- Stated goal -
Starting with the first line of the listing, quote each line exactly until and including the one with "139, 140, 141]", leaving pictures out.

++++ Stored data

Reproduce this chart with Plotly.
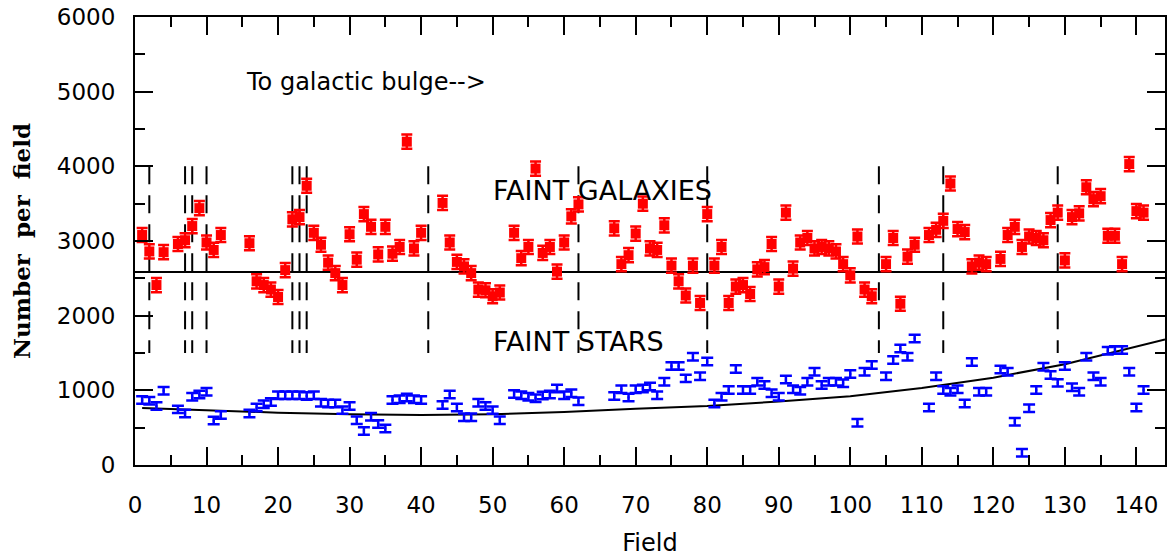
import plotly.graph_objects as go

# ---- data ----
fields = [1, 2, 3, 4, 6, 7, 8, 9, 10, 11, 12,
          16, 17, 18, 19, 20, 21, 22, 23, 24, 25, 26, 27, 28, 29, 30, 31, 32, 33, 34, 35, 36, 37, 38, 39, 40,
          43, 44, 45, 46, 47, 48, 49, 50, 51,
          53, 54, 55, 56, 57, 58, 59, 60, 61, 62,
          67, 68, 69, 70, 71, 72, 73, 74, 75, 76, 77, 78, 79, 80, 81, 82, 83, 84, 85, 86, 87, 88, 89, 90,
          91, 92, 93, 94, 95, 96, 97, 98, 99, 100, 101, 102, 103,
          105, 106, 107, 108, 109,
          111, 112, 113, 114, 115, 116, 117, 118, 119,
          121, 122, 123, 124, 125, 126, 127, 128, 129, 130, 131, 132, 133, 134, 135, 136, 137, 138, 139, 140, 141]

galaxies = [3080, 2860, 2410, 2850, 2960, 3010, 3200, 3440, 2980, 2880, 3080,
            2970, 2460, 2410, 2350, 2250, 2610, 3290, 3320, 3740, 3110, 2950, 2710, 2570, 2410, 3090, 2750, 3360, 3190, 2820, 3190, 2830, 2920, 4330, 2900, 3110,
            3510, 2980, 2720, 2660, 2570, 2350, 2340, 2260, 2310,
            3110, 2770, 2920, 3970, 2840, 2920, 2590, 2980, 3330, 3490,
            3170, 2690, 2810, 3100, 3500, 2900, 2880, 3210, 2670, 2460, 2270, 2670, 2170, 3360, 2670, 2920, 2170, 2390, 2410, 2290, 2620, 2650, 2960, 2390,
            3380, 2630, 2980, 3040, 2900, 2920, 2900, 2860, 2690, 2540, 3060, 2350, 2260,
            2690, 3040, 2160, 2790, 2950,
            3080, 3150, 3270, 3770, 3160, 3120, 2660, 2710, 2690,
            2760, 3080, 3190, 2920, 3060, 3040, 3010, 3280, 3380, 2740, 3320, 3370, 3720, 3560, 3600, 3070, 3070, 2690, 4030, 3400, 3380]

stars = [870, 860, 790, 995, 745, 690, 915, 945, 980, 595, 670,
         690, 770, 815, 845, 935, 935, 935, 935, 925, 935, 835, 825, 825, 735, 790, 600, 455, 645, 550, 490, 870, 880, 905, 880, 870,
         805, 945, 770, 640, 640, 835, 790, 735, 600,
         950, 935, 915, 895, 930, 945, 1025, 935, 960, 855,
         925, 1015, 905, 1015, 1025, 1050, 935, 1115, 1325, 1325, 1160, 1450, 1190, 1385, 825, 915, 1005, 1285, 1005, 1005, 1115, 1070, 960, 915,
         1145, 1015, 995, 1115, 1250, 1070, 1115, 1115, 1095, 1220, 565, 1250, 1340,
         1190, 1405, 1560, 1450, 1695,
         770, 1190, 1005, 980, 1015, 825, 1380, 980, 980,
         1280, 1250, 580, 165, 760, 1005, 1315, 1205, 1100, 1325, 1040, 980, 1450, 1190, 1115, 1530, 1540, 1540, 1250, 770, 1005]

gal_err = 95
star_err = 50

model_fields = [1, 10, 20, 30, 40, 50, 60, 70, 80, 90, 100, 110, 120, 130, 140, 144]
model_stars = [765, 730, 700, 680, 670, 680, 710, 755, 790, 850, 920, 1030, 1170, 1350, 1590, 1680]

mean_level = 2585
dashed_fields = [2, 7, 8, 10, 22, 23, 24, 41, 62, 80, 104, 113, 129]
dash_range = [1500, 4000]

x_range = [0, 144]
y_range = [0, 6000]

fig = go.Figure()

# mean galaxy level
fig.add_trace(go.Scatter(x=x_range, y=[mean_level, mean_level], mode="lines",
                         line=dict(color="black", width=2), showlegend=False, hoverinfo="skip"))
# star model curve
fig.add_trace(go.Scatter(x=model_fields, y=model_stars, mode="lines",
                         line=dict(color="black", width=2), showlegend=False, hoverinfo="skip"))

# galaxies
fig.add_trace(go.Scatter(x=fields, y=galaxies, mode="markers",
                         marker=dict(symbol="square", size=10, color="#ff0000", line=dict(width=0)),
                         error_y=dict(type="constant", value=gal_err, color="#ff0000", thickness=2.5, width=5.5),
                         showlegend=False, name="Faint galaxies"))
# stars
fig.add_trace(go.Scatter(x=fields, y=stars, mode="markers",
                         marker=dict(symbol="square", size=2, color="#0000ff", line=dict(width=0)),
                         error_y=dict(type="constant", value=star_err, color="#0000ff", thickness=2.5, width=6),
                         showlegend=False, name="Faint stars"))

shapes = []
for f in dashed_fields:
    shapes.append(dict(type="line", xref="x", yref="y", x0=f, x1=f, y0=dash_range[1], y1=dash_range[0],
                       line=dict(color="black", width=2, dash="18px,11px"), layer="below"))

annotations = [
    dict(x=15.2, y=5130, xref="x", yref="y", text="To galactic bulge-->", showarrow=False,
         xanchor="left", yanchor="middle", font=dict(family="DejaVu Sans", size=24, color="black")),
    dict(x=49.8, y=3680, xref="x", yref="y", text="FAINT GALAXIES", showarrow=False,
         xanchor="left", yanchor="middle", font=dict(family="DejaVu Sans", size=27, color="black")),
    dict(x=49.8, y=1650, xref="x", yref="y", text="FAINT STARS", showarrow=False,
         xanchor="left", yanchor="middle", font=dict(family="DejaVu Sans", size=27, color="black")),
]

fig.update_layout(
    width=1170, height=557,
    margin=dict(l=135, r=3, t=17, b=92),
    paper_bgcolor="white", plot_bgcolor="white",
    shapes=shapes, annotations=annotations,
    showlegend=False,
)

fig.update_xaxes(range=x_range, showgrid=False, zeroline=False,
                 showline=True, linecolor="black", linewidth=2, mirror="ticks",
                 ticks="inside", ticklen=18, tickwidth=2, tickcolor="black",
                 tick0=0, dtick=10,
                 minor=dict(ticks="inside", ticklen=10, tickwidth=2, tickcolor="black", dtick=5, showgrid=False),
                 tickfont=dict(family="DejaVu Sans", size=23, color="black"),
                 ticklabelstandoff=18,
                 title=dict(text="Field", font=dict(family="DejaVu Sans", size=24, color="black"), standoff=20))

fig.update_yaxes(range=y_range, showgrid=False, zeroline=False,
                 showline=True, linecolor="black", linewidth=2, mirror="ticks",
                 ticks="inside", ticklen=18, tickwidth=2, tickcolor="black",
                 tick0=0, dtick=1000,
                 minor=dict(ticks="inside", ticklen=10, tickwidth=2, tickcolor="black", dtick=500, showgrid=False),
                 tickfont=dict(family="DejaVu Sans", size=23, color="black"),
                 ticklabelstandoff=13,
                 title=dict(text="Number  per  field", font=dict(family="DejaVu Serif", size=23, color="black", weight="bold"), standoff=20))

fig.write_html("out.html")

++++++++

- Completed task -
Reproduce this chart with Plotly.
import plotly.graph_objects as go

# ---- data ----
fields = [1, 2, 3, 4, 6, 7, 8, 9, 10, 11, 12,
          16, 17, 18, 19, 20, 21, 22, 23, 24, 25, 26, 27, 28, 29, 30, 31, 32, 33, 34, 35, 36, 37, 38, 39, 40,
          43, 44, 45, 46, 47, 48, 49, 50, 51,
          53, 54, 55, 56, 57, 58, 59, 60, 61, 62,
          67, 68, 69, 70, 71, 72, 73, 74, 75, 76, 77, 78, 79, 80, 81, 82, 83, 84, 85, 86, 87, 88, 89, 90,
          91, 92, 93, 94, 95, 96, 97, 98, 99, 100, 101, 102, 103,
          105, 106, 107, 108, 109,
          111, 112, 113, 114, 115, 116, 117, 118, 119,
          121, 122, 123, 124, 125, 126, 127, 128, 129, 130, 131, 132, 133, 134, 135, 136, 137, 138, 139, 140, 141]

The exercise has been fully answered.